장기적 LLM 에이전트를 강화 학습으로 훈련하는 것은 어려운데, 이는 희소한 결과 보상이 작업의 성공 여부를 알려주기는 하지만 어떤 중간 행동이 결과를 초래했는지 또는 어떻게 수정해야 하는지는 알려주지 않기 때문이다. 최근 방법들은 턴 수준의 행동-출력 신호로부터 보상이나 텍스트 힌트를 생성하거나, 피드백 조건부 자기 증류를 사용하여 이 문제를 완화한다. 그러나 모든 중간 턴이 이미 성공적이거나 중립적인 경우 매 턴마다 피드백을 생성하는 것은 비효율적이며, 고정되거나 부적절한 턴에 피드백을 적용하면 실패에 기여한 행동을 제대로 감독하지 못하는 경우가 많다. 이러한 격차를 해소하기 위해, 우리는 HINT-SD를 제안한다. 이는 전체 궤적 회고를 사용하여 실패 관련 행동을 선택하고, 선택된 행동 구간에만 피드백 조건부 증류를 적용하는 표적 자기 증류 프레임워크이다. BFCL v3 및 AppWorld에서의 실험 결과, 우리 방법이 밀집된 턴별 피드백 기준선보다 최대 18.80% 성능이 향상되면서 훈련 단계당 시간은 2.26배 감소하여, 증류 위치 선택이 효과적이고 효율적인 장기적 에이전트 훈련의 핵심 요소임을 시사한다.

English

Training long-horizon LLM agents with reinforcement learning is challenging because sparse outcome rewards reveal whether a task succeeds, but not which intermediate actions caused the outcome or how they should be corrected.
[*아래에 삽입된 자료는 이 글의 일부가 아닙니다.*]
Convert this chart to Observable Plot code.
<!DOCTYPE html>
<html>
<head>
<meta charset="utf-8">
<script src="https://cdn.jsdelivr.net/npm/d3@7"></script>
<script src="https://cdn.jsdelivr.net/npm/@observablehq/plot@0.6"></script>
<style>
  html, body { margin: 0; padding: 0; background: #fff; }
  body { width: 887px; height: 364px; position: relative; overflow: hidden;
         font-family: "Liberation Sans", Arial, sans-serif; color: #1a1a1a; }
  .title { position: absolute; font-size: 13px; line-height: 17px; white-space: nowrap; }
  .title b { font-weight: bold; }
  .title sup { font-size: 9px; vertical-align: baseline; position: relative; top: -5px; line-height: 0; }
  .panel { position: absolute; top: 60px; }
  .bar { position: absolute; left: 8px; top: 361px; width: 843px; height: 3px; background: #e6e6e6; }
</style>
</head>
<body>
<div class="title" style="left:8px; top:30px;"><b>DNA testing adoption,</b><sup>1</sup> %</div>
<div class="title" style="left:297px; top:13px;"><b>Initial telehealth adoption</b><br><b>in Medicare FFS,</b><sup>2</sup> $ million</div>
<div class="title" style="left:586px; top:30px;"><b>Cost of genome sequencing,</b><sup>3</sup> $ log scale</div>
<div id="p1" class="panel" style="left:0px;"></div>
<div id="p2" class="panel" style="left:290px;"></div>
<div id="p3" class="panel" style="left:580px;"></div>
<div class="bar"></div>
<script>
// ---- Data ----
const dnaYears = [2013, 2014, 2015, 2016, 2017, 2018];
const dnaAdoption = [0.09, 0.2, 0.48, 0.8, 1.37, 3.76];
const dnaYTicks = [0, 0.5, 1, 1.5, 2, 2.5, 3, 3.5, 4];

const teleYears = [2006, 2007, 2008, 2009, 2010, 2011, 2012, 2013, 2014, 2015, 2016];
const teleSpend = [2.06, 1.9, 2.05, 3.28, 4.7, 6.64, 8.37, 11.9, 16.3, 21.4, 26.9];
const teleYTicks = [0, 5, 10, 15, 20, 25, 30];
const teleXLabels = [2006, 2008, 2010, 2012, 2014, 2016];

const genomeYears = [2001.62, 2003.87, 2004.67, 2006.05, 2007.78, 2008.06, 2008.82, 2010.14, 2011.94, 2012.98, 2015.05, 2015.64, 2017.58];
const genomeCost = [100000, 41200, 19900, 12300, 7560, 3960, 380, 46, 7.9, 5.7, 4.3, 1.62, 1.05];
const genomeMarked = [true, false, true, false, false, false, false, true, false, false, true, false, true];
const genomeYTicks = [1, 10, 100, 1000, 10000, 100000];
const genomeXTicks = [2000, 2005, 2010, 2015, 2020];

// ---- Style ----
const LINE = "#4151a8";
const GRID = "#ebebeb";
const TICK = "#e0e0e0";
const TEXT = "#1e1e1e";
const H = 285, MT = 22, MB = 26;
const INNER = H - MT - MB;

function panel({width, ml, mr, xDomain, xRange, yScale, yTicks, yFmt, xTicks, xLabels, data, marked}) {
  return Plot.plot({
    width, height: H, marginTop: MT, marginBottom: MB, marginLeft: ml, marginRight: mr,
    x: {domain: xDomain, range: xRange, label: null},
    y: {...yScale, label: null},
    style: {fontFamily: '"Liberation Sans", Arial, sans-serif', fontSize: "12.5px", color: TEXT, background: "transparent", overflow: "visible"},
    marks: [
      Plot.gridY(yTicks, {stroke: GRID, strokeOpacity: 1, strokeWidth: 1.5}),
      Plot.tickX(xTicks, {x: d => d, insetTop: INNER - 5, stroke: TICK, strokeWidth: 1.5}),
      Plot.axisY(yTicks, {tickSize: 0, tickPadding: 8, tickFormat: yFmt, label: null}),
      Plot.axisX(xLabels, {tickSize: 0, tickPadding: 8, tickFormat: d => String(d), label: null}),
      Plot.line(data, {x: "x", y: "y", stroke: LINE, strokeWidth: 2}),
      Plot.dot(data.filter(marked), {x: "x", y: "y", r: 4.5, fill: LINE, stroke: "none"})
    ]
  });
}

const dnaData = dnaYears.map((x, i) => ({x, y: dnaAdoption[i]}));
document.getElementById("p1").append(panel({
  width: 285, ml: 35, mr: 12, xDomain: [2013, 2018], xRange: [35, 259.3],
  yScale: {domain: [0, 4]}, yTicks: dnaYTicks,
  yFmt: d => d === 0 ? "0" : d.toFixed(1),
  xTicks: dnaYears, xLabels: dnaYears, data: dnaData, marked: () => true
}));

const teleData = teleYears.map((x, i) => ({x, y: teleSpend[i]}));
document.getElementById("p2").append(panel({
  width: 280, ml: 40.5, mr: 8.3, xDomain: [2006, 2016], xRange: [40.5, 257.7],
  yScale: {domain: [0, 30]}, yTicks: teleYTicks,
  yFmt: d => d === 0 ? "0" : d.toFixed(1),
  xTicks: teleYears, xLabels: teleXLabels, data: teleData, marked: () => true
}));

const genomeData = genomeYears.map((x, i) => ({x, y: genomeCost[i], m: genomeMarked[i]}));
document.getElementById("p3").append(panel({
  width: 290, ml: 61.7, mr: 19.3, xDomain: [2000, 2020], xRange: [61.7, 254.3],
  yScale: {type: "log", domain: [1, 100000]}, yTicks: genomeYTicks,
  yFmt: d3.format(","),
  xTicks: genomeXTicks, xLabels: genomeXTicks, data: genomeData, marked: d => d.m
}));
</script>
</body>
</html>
Recent methods alleviate this issue by generating rewards or textual hints from turn-level action-output signals, or by using feedback-conditioned self-distillation. However, generating feedback at every turn is inefficient when many intermediate turns are already successful or neutral, and applying feedback at a fixed or misaligned turn often fails to supervise the actions that contributed to the failure. To bridge this gap, we propose HINT-SD, a targeted self-distillation framework that uses full-trajectory hindsight to select failure-relevant actions and applies feedback-conditioned distillation only on targeted action spans. Experiments on BFCL v3 and AppWorld show that our method improves over the dense per-turn feedback baseline by up to 18.80 percent while achieving 2.26times lower time per training step, suggesting that selecting where to distill is a key factor for both effective and efficient long-horizon agent training.